It’s time once more for Undervalued and Overlooked Comics! This time we’ll be looking at the Silver Age. Take a look and see what comics you just might be missing out on.
Debut of a Little Guy
Sometimes when looking for undervalued and overlooked comics, it’s less about the issue itself and more about the grade. Examples abound of key issues in high grades going for record amounts in big auctions. However, by dipping down to more affordable grades – the grades most collectors can afford, at least as an initial entry point – you can find real value.
Showcase #34 is a perfect example. Cover dated September 1961, this comic features the first appearance of the Silver Age Atom.
There are 860 graded copies in the CGC census and one of the most common grades (and one where we have a recent sale) is 5.0. That recent sale is from September 18 when a copy in this grade sold for $405 in an eBay auction. That’s down from a $463 sale in a Hake’s auction on July 27 and even more from a $504 sale in a Heritage auction on April 26.
Compare that to the 9.0 copy that sold in a Heritage auction on September 12 for $10,800, a record for this book in any grade and the highest price paid since 2007.

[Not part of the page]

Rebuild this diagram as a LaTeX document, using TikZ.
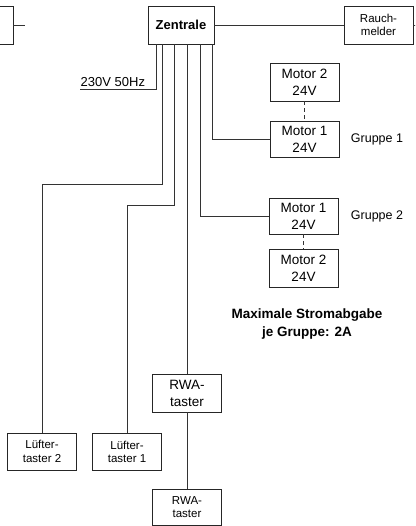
\documentclass[tikz,border=0pt]{standalone}
\usepackage{fontspec}
\setmainfont{Liberation Sans}

\tikzset{
  geraet/.style={draw=black!85, line width=0.9pt, minimum width=69pt, minimum height=37pt,
    inner sep=0pt, align=center, font=\fontsize{13.5}{17}\selectfont},
  klein/.style={geraet, font=\fontsize{11.5}{13.5}\selectfont},
  leitung/.style={draw=black!80, line width=0.9pt},
  funk/.style={leitung, dash pattern=on 4pt off 3pt},
  beschriftung/.style={inner sep=0pt, font=\fontsize{12.5}{16}\selectfont},
}

\begin{document}
\begin{tikzpicture}[x=1pt, y=-1pt]
  \useasboundingbox (0,0) rectangle (415,526);
  \clip (0,0) rectangle (415,526);

  % Zentrale und obere Reihe
  \node[geraet, font=\bfseries\fontsize{13}{16}\selectfont, minimum width=66pt, minimum height=38pt] (zentrale) at (181,25) {Zentrale};
  \node[geraet, minimum height=38pt] (links) at (-21.5,25) {};
  \node[klein, minimum height=38pt] (rauchmelder) at (378.5,25) {Rauch-\\melder};

  % Motoren
  \node[geraet, minimum height=38pt] (motorAzwei) at (304.5,82) {Motor 2\\24V};
  \node[geraet, minimum height=36pt] (motorAeins) at (304.5,139) {Motor 1\\24V};
  \node[geraet, minimum height=36pt] (motorBeins) at (303.5,216) {Motor 1\\24V};
  \node[geraet, minimum height=38pt] (motorBzwei) at (303.5,268) {Motor 2\\24V};
  \node[beschriftung] (gruppeA) at (377,139) {Gruppe 1};
  \node[beschriftung] (gruppeB) at (377,216) {Gruppe 2};
  \node[beschriftung, align=center, font=\bfseries\fontsize{13.5}{17.5}\selectfont] (hinweis) at (307,324) {Maximale Stromabgabe\\je Gruppe: 2A};

  % Taster
  \node[geraet, minimum height=38pt] (rwaA) at (187,393) {RWA-\\taster};
  \node[klein, minimum height=36pt] (rwaB) at (187,507) {RWA-\\taster};
  \node[klein] (luefterB) at (42,451.5) {Lüfter-\\taster 2};
  \node[klein] (luefterA) at (127,452) {Lüfter-\\taster 1};

  % Netz
  \coordinate (netz) at (80,89.3);
  \draw[leitung] ([xshift=-25pt]zentrale.south) |- (netz);
  \node[anchor=south west, inner xsep=0.5pt, inner ysep=2.5pt, font=\fontsize{13}{16}\selectfont] (netzlabel) at (netz) {230V 50Hz};

  % Leitungen
  \draw[leitung] (links.east) -- ++(12,0) coordinate (linksende);
  \draw[leitung] (zentrale) -- (rauchmelder);
  \draw[leitung] (rauchmelder.east) -- ++(6,0) coordinate (rauchende);
  \draw[leitung] ([xshift=-19pt]zentrale.south) -- ++(0,140) -| (luefterB.north);
  \draw[leitung] ([xshift=-7pt]zentrale.south) -- ++(0,161) -| (luefterA.north);
  \draw[leitung] ([xshift=6pt]zentrale.south) -- (rwaA.north);
  \draw[leitung] (rwaA) -- (rwaB);
  \draw[leitung] ([xshift=19pt]zentrale.south) |- (motorBeins.west);
  \draw[leitung] ([xshift=31pt]zentrale.south) |- (motorAeins.west);
  \draw[funk] (motorAzwei) -- (motorAeins);
  \draw[funk] (motorBeins) -- (motorBzwei);
\end{tikzpicture}
\end{document}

Showcase #34 in a 5.0 grade is just another example of the undervaluation of DC keys that collectors should be taking advantage of.
First Meeting of Two Huge Teams
With all of the MCU hype surrounding the Fantastic Four and the X-Men, you would think that their first team-up in Fantastic Four #28 would be fetching huge dollars. Fortunately, if you’re a buyer that’s not the case. Again, if you’re looking at high grades – like the 9.8 that sold for a record $27,600 in a September 12 Heritage auction – there’s never been a better time to be a seller.
But looking at the most common grade of 6.5, we see a comic that has dropped considerably in value. On both July 26 and April 19, 6.5 graded copies of Fantastic Four #28 sold in Heritage auctions for $456. Just a few days prior to the first of the two sales, on April 16, a 6.5 copy sold for a slashed $690, and a copy sold on January 29 for $599.
So, this book is down in value at least 24% since the beginning of the year, to the point where you can likely get a copy for less than $500. Paying less than $500 for a nice mid-grade copy of the first meeting of these two teams could look like a huge bargain in another few months.
Beep Beep – An Overlooked Cartoon Gem
With first comic appearances of cartoon characters like Scooby-Doo or The Flintstones going for record prices over the past year, it’s easy to think that the biggest and the best have been identified and are being sought out by collectors. However, two of the most popular cartoon characters of the 1960s and 1970s have their first appearance in a comic that is totally overlooked by collectors. I’m talking about Four Color #918, the comic debut of the Road Runner and Wile E. Coyote.
These two characters didn’t just dominate Saturday morning cartoons for two decades but could also be found in syndicated shows nearly every weekday afternoon. While you won’t see these on commercial television very often anymore due to the high level of violence in the cartoons, make no mistake – these are two of the most well-known cartoon characters ever.
Cover dated September 1958, there are only 11 graded copies of Four Color #918 in the CGC census. Of those, we know that at least one is a 7.0 graded file copy – one of the copies reserved by the publisher for their own archives, and a pedigree collector’s item. Even this copy has never sold for more than $850, which it did on September 24 in an eBay auction.
The highest a high-grade non-pedigree copy has sold for is $299, and that was way back in 2005. The last mid-grade copy to sell was in 2018 when a 6.0 went for $33. This is a remarkably overlooked comic from the early Silver Age.
It’s hard to say whether or not it’s undervalued, as too few copies ever come up for sale.